» **Your goal**:
Your task is to reproduce, verbatim and without pictures, the lines from the opening of the listing through the line containing "import plotly.graph_objects as go".

--- START Raw data ---

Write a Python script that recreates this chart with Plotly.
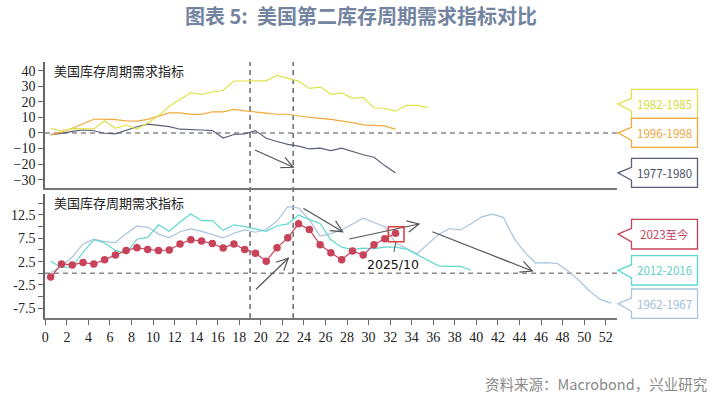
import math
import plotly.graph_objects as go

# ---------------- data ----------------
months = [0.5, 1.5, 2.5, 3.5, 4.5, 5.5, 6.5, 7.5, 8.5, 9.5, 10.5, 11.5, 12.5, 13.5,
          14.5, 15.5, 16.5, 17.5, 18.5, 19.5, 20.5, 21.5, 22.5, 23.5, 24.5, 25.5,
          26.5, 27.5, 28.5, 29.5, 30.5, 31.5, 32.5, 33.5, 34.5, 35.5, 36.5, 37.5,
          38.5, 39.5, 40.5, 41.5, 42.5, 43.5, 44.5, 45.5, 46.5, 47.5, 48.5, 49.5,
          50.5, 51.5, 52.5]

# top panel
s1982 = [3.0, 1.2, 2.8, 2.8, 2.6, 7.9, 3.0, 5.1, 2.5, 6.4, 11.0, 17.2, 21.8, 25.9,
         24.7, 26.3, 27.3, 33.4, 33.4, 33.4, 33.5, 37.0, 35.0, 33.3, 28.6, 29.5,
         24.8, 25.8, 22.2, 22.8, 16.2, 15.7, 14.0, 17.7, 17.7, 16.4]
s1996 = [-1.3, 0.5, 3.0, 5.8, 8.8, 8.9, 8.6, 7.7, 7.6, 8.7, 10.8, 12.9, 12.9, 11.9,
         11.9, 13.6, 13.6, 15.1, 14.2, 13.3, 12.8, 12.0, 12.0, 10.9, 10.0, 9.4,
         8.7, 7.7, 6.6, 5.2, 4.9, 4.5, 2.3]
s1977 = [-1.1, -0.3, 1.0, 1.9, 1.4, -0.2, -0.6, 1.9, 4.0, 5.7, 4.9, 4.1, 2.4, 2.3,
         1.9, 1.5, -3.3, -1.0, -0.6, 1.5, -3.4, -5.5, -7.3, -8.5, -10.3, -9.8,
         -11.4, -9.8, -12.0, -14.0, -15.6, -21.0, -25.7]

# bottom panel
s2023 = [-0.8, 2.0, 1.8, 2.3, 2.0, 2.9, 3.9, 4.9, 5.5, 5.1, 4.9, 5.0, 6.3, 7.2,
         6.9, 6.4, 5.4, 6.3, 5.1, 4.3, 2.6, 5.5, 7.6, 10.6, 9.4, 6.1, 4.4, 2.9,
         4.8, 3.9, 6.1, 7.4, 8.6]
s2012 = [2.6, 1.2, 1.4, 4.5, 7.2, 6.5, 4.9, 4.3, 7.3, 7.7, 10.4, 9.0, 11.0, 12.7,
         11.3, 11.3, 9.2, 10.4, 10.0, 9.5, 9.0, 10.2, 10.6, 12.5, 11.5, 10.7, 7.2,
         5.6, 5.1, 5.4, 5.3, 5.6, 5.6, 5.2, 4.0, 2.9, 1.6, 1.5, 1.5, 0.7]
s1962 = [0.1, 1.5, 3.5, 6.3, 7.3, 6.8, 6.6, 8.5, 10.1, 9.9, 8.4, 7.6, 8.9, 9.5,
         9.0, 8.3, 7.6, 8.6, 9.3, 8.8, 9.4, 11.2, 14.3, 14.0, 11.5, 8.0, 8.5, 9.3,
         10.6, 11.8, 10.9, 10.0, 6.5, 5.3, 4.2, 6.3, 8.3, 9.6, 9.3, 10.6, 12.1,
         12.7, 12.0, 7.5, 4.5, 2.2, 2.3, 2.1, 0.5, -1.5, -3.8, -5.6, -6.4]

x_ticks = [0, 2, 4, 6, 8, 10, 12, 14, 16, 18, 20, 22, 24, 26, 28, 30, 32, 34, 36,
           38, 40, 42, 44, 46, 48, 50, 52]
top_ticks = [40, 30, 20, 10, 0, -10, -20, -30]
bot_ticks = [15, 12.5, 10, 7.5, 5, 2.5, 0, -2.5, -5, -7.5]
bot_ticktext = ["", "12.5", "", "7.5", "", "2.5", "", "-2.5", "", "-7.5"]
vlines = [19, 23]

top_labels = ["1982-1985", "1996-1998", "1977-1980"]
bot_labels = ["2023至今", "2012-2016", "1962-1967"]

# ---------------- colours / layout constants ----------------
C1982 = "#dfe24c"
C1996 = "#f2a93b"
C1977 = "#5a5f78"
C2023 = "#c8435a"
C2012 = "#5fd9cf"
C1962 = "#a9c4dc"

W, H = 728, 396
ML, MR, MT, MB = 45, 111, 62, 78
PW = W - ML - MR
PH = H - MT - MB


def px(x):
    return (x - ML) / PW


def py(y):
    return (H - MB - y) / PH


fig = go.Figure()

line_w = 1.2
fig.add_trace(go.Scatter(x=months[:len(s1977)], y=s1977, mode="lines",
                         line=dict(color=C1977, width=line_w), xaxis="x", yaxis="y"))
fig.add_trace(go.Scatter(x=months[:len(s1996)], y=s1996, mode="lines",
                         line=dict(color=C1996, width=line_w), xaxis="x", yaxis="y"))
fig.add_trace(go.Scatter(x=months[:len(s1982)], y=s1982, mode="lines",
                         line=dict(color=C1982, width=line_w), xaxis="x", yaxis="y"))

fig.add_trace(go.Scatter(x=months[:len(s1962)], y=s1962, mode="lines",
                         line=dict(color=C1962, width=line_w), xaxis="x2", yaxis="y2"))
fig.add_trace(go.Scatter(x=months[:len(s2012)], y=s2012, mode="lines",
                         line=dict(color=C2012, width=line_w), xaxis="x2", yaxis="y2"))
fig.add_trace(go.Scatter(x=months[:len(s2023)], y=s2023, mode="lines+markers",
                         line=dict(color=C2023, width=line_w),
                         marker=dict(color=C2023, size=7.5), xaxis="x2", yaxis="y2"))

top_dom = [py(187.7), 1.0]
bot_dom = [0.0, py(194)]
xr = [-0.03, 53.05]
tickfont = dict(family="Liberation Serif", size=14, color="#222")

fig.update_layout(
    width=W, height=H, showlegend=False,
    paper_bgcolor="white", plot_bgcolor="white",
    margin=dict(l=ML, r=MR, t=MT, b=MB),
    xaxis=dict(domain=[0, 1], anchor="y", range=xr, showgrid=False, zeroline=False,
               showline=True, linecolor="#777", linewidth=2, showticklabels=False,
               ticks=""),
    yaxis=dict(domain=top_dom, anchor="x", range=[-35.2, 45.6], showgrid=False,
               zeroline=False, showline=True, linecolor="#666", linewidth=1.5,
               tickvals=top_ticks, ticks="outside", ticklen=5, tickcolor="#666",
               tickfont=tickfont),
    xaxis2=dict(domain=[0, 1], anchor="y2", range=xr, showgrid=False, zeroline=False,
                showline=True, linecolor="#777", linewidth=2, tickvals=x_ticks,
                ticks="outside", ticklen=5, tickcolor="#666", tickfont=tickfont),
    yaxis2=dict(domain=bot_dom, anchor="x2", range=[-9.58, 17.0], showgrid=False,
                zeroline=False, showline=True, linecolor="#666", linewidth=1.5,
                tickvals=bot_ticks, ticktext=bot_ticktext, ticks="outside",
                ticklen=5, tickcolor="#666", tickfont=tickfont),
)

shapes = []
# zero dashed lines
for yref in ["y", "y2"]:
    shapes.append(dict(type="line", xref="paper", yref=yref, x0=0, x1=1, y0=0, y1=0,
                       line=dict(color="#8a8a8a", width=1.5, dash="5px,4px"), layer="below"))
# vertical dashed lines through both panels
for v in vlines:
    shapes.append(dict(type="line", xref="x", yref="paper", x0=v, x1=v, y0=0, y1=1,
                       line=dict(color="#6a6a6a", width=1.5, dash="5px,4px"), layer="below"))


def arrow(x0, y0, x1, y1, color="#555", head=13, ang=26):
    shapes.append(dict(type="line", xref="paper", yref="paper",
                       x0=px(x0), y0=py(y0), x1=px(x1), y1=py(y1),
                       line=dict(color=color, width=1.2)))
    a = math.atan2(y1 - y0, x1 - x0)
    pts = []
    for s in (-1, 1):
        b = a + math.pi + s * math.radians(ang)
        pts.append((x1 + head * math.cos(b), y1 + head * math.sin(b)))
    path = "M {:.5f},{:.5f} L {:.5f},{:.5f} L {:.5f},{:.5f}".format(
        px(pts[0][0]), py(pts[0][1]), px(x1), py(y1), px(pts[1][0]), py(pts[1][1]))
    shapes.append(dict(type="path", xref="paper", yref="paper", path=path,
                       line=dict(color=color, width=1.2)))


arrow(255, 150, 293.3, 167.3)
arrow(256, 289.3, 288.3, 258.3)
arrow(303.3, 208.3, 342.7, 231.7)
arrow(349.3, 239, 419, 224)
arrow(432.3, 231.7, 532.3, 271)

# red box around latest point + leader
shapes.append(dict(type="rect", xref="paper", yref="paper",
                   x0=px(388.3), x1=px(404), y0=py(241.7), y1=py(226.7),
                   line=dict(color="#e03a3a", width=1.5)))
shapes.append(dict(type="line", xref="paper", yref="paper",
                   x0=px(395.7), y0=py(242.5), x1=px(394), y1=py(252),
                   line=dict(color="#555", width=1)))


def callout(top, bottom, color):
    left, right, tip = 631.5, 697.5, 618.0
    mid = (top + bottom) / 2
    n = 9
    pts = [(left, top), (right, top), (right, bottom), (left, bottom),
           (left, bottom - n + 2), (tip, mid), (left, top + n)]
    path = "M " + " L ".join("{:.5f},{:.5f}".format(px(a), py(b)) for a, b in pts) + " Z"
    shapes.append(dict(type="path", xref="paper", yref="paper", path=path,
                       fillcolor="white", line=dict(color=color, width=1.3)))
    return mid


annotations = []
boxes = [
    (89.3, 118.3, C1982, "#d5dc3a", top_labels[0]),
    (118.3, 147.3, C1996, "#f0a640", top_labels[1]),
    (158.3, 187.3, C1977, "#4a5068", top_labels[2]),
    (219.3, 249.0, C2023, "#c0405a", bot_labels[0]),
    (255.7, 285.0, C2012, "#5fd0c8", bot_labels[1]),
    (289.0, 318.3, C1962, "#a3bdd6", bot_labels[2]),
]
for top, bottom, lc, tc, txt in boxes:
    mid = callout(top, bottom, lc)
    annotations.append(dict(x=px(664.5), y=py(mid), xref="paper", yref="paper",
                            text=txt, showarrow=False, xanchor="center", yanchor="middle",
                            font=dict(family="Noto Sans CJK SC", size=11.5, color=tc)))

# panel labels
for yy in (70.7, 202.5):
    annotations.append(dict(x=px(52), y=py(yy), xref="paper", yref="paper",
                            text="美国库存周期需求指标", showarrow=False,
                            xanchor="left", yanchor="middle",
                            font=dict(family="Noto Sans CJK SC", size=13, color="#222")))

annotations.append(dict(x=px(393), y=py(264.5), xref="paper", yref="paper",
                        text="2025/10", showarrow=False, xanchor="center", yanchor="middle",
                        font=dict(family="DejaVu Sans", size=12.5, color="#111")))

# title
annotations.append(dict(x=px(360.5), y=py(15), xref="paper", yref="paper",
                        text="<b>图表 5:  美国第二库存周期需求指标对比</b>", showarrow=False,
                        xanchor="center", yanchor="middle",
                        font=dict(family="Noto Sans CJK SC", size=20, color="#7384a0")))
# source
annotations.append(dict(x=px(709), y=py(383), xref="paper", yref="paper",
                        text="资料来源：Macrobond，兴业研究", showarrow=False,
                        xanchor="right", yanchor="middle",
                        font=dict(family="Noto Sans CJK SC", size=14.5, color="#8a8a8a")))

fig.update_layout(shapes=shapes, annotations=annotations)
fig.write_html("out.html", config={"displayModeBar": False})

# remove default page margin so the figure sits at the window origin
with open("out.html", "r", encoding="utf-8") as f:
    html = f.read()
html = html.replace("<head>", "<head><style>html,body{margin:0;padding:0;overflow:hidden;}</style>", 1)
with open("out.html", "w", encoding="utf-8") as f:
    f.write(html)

--- END Raw data ---

» **Worked solution**:
Write a Python script that recreates this chart with Plotly.
import math
import plotly.graph_objects as go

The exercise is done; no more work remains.